Event Notification system issue

Incident Report for CVaaS

Postmortem

Summary

  • Date: May 9, 2024 — Date of Discovery. May 10, 2024 — Date of Initial Disclosure.
  • Tracking Bug: BUG1164090
  • Impacted Clusters: All customers using TLS for syslog event notifications.
  • Authors: CVaaS (CloudVision as a Service) SRE Team
  • Status: Resolved
  • Summary: Syslog event notifications ignored ‘useTLS’ setting.
  • Impact: Syslog event messages may have been sent on a clear text TCP/UDP (user configured) connection and could potentially be intercepted.
  • RCA: Completed.
  • Detection: Detected by a CVaaS customer.

Root Cause Analysis

While refactoring code related to establishing syslog connections, we unintentionally changed the behaviour of the user configuration parsing. This meant that we ignored the ‘useTLS’ setting on CVaaS. This bug was caused by a misunderstanding in how function arguments would be processed.

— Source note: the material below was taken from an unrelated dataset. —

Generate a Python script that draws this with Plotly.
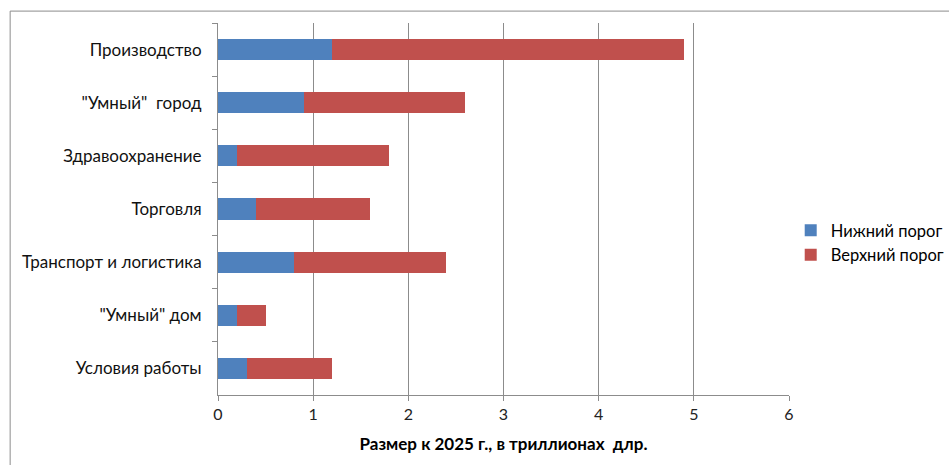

Note that if the customer syslog server was configured to use TCP, and the TLS endpoint of that syslog server was configured to accept only TLS connections, then the CVaaS-to-endpoint connection could not have been established. In that case, no messages would have been sent on the wire. We recommend ensuring your syslog endpoints are configured to support only TLS listening on TCP.

Timeline

Tenants on the regions ausoutheast-1, apnortheast-1 or us-central1-a have been impacted by this issue since April 16th, 2025. All other regions have been impacted since March 24th, 2025. We were notified about this issue on May 7th, 2025, and we had deployed the fix on May 9th, after we had identified and fixed the underlying issue. All customers were notified about this issue on the same day the fix was deployed.

Follow up Analysis

Upon fixing this issue in syslog events, we conducted a review of our other event notification systems affected by the refactor, and ensured security related settings were being respected. This issue was only possible due a gap in our automated testing, and as such we are implementing more thorough tests across our event notification systems.

We have reached out to any affected customers directly.

We believe CloudVision as-a-Service should enforce best practices when it comes to security, and as such we will be deprecating the use of insecure transport settings for all types of alert configuration. This change will affect syslog, email, SNMP & webhooks, meaning all of them will require a secure endpoint.

Starting August 2025, we will officially begin deprecation support for insecure transport settings in CloudVision as-a-Service. Customers using insecure settings will be notified with instructions to ensure continued service. New configurations will require secure settings.

By the end of September, secure settings will be enforced, and any alerts sent via insecure transport settings will no longer function.

If you have any questions please feel free to reach out to Arista TAC at support@arista.com or click here for additional ways to reach us.

Posted May 20, 2025 - 19:29 UTC

Resolved

We discovered a security issue in the CloudVision Service that impacts customers who have configured the Event Notification system to send events to a syslog platform with TLS configured. The issue only impacts the event notification messages themselves sent over syslog to the syslog platform, and does not impact the security of any other part of the system. We have deployed a mitigation to all production clusters. This issue does not impact any on-prem CloudVision releases.

Only a limited number of customers were affected. Tenants on the regions ausoutheast-1, apnortheast-1 or us-central1-a have been impacted by this issue since April 16th, 2025. All other regions have been impacted since March 24th, 2025.

At this time we are preparing a post-mortem and will provide a more detailed update in the future.
Posted May 09, 2025 - 20:14 UTC
This incident affected: us-central1-a (Events), us-central1-c (Events), euwest-2 (Events), apnortheast-1 (Events), ausoutheast-1 (Events), na-northeast1-b (Events), uk-1 (Events), us-central1-b (Events), and india-1 (Events).